Their products are lively fresh salads with excellent taste and flavours; Tom kindly sent us home with samples - they didn’t last long.

To produce these premium leaves they work with a fish supplier who delivers young fish. The fish swim around the fish tanks feeding and excreting. The nutrient rich water from the fish tanks is continuously pumped through the salad growing racks which are lit by LED lights that mimic sunlight - without pesky clouds intervening! Once the fish grow bigger they are sold to local restaurants and new younger fish released into the tanks.

The whole factory is an excellent example of a circular economy business - nothing is wasted. The water is continuously recycled, they are developing revenue streams from the solid excrement waste, the building utilises free cooling using the skills of expert building services engineers, and the deliveries of salads and fish to customers in London is by electric vehicle.

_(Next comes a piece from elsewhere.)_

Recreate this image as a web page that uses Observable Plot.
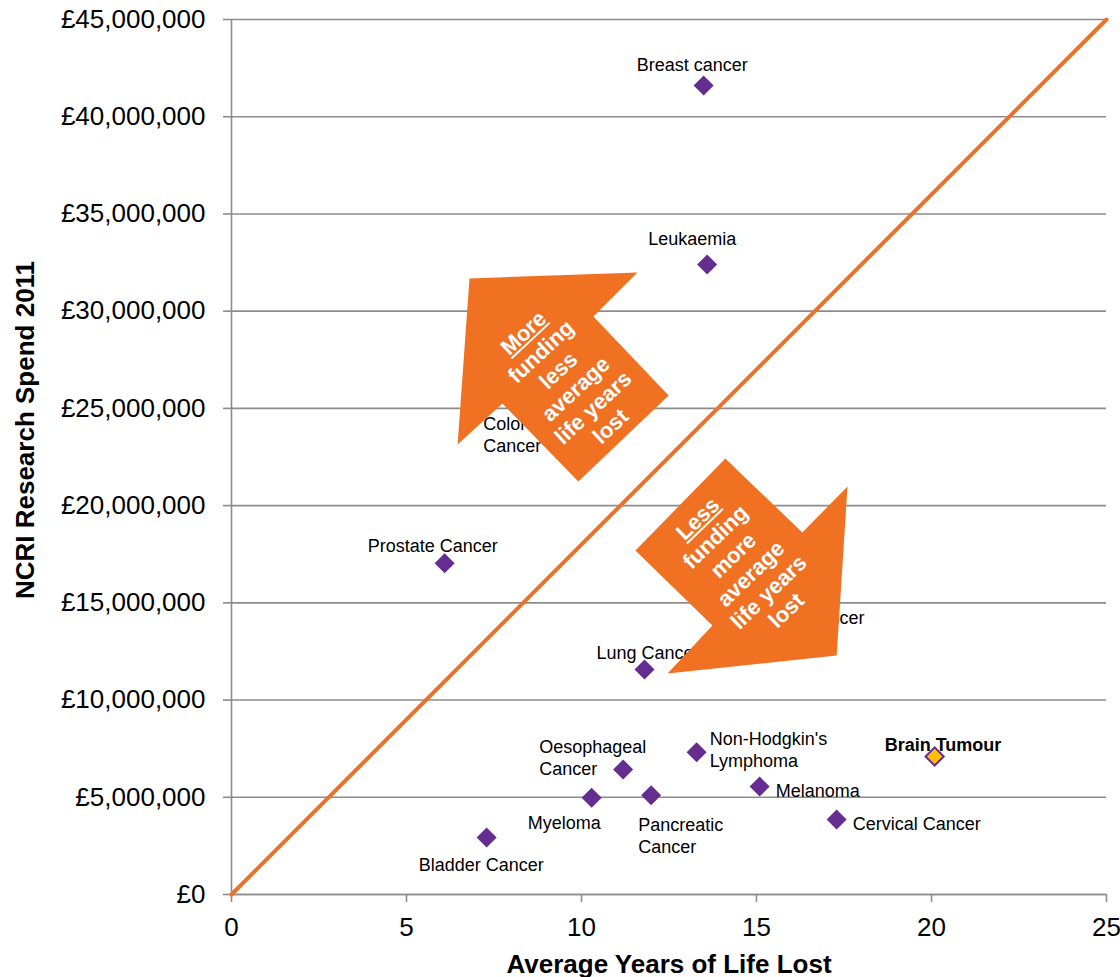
<!DOCTYPE html>
<html>
<head>
<meta charset="utf-8">
<script src="https://cdn.jsdelivr.net/npm/d3@7"></script>
<script src="https://cdn.jsdelivr.net/npm/@observablehq/plot@0.6"></script>
<style>
  html, body { margin: 0; padding: 0; background: #fff; }
  #chart svg { display: block; }
</style>
</head>
<body>
<div id="chart"></div>
<script>
// ---- Data ----
const cancers = ["Breast cancer", "Leukaemia", "Colorectal Cancer", "Prostate Cancer", "Ovarian Cancer",
  "Lung Cancer", "Non-Hodgkin's Lymphoma", "Oesophageal Cancer", "Melanoma", "Brain Tumour",
  "Myeloma", "Pancreatic Cancer", "Cervical Cancer", "Bladder Cancer"];
const yearsLost = [13.49, 13.59, 6.85, 6.09, 14.03, 11.80, 13.29, 11.19, 15.09, 20.09, 10.29, 11.99, 17.29, 7.29];
const spend = [41.61e6, 32.40e6, 24.5e6, 17.04e6, 14.45e6, 11.57e6, 7.32e6, 6.43e6, 5.55e6, 7.10e6, 4.97e6, 5.11e6, 3.86e6, 2.93e6];
const labelText = ["Breast cancer", "Leukaemia", "Colorectal\nCancer", "Prostate Cancer", "Ovarian Cancer",
  "Lung Cancer", "Non-Hodgkin's\nLymphoma", "Oesophageal\nCancer", "Melanoma", "Brain Tumour",
  "Myeloma", "Pancreatic\nCancer", "Cervical Cancer", "Bladder Cancer"];
const highlighted = "Brain Tumour";

// label placement (offset of label start / first baseline from its marker, px)
const labelDx = [-67, -59, 12, -77, 16, -48, 13, -84, 16, -50, -64, -13, 16, -68];
const labelBaseline = [-17, -22, 9, -14, 8, -13, -10, -19, 8, -8, 28, 33, 8, 31];

// axis ticks
const xTicks = [0, 5, 10, 15, 20, 25];
const yTicks = [0, 5e6, 10e6, 15e6, 20e6, 25e6, 30e6, 35e6, 40e6, 45e6];

// parity line (equal spend per year of life lost)
const parityX = [0, 25];
const parityY = [0, 45e6];

// annotation arrows (in data units)
const arrowUpX = [6.80, 11.60, 10.34, 12.49, 9.91, 7.74, 6.46];
const arrowUpY = [31.68e6, 31.99e6, 29.73e6, 25.66e6, 21.24e6, 25.25e6, 23.14e6];
const arrowDownX = [14.11, 16.31, 17.60, 17.29, 12.46, 13.74, 11.54];
const arrowDownY = [22.42e6, 18.62e6, 20.98e6, 12.29e6, 11.37e6, 13.83e6, 17.69e6];
const arrowUpText = ["More", "funding", "less", "average", "life years", "lost"];
const arrowDownText = ["Less", "funding", "more", "average", "life years", "lost"];
const arrowUpTextPos = [9.57, 26.51e6];
const arrowDownTextPos = [14.57, 17.0e6];

// ---- Build tables ----
const points = cancers.map((c, i) => ({
  name: c, x: yearsLost[i], y: spend[i], label: labelText[i],
  dx: labelDx[i], base: labelBaseline[i]
}));
const parity = parityX.map((x, i) => ({x, y: parityY[i]}));
const arrowUp = arrowUpX.map((x, i) => ({x, y: arrowUpY[i]}));
const arrowDown = arrowDownX.map((x, i) => ({x, y: arrowDownY[i]}));

const PURPLE = "#662d91";
const ORANGE = "#f07122";
const GRID = "#8c8c8c";
const LABEL_FS = 18;

const fmtGBP = d => "£" + d3.format(",")(d);

const labelMarks = points.map(p => Plot.text([p], {
  x: "x", y: "y", text: "label",
  textAnchor: "start", lineAnchor: "top",
  dx: p.dx, dy: p.base - 0.71 * LABEL_FS,
  fontSize: LABEL_FS, lineHeight: 1.22,
  fontWeight: p.name === highlighted ? "bold" : "normal",
  fill: "#000"
}));

const chart = Plot.plot({
  width: 1120,
  height: 977,
  marginLeft: 231,
  marginRight: 14,
  marginTop: 19,
  marginBottom: 83,
  style: {
    fontFamily: "'Liberation Sans', Arial, Helvetica, sans-serif",
    fontSize: "26px",
    color: "#000",
    background: "#fff",
    overflow: "visible"
  },
  x: {domain: [0, 25]},
  y: {domain: [0, 45e6]},
  marks: [
    Plot.gridY({ticks: yTicks, stroke: GRID, strokeOpacity: 1, strokeWidth: 1.6}),
    Plot.ruleX([0], {stroke: GRID, strokeWidth: 1.6}),
    Plot.ruleY([0], {stroke: GRID, strokeWidth: 1.6}),
    Plot.axisY({ticks: yTicks, tickFormat: fmtGBP, tickSize: 8, tickPadding: 18,
      stroke: GRID, strokeWidth: 1.6, fill: "#000", label: null, fontSize: 26}),
    Plot.axisX({ticks: xTicks, tickFormat: d => String(d), tickSize: 8, tickPadding: 15,
      stroke: GRID, strokeWidth: 1.6, fill: "#000", label: null, fontSize: 26}),
    Plot.line(parity, {x: "x", y: "y", stroke: ORANGE, strokeWidth: 4}),
    Plot.dot(points.filter(p => p.name !== highlighted), {
      x: "x", y: "y", symbol: "diamond2", r: 9, fill: PURPLE, stroke: "none"
    }),
    Plot.dot(points.filter(p => p.name === highlighted), {
      x: "x", y: "y", symbol: "diamond2", r: 8.2, fill: "#ffc000", stroke: PURPLE, strokeWidth: 2
    }),
    ...labelMarks,
    Plot.line(arrowUp, {x: "x", y: "y", fill: ORANGE, stroke: "none", curve: "linear-closed"}),
    Plot.line(arrowDown, {x: "x", y: "y", fill: ORANGE, stroke: "none", curve: "linear-closed"}),
    Plot.text([{x: arrowUpTextPos[0], y: arrowUpTextPos[1], t: arrowUpText.join("\n")}], {
      x: "x", y: "y", text: "t", rotate: -43, fill: "#fff", fontWeight: "bold",
      fontSize: 22, lineHeight: 1.16, textAnchor: "middle", lineAnchor: "middle"
    }),
    Plot.text([{x: arrowDownTextPos[0], y: arrowDownTextPos[1], t: arrowDownText.join("\n")}], {
      x: "x", y: "y", text: "t", rotate: -44, fill: "#fff", fontWeight: "bold",
      fontSize: 22, lineHeight: 1.16, textAnchor: "middle", lineAnchor: "middle"
    }),
    Plot.text(["NCRI Research Spend 2011"], {
      frameAnchor: "left", dx: -206, dy: -27, rotate: -90, fontWeight: "bold",
      fontSize: 26, textAnchor: "middle", lineAnchor: "middle", fill: "#000"
    }),
    Plot.text(["Average Years of Life Lost"], {
      frameAnchor: "bottom", dx: 0, dy: 70, fontWeight: "bold",
      fontSize: 26, textAnchor: "middle", lineAnchor: "middle", fill: "#000"
    })
  ]
});

document.getElementById("chart").appendChild(chart);

// underline the first word ("More"/"Less") of each arrow annotation
const firstWords = [arrowUpText[0], arrowDownText[0]];
const SVGNS = "http://www.w3.org/2000/svg";
chart.querySelectorAll("text").forEach(textEl => {
  const tspans = textEl.querySelectorAll("tspan");
  let target = null;
  if (tspans.length > 1 && firstWords.includes(tspans[0].textContent)) target = tspans[0];
  else if (tspans.length === 0 && firstWords.includes(textEl.textContent)) target = textEl;
  if (!target) return;
  const n = target.getNumberOfChars();
  if (!n) return;
  const s = target.getStartPositionOfChar(0);
  const e = target.getEndPositionOfChar(n - 1);
  const line = document.createElementNS(SVGNS, "line");
  const off = 3;
  line.setAttribute("x1", s.x);
  line.setAttribute("y1", s.y + off);
  line.setAttribute("x2", e.x);
  line.setAttribute("y2", e.y + off);
  line.setAttribute("stroke", "#fff");
  line.setAttribute("stroke-width", "2");
  const tr = textEl.getAttribute("transform");
  if (tr) line.setAttribute("transform", tr);
  textEl.parentNode.appendChild(line);
});
</script>
</body>
</html>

Tom also gave us some fascinating insights into how they have been nimble, pivoting the business based on the evolution of the technology and in response to customer needs. They are also helping develop local skills - employing under 24 year olds, some of whom had never been employed, taught them new skills, and now provide them with a regular income.

GrowUp Urban Farms have picked up that there are more and more empty distribution units on the outskirts of cities as more modern ‘just in time’ order fulfilment has reduced the need for these storage facilities. Maybe in future we'll see more urban farms, utilising these former distribution units on city fringes, supplying high value produce to our thriving cities.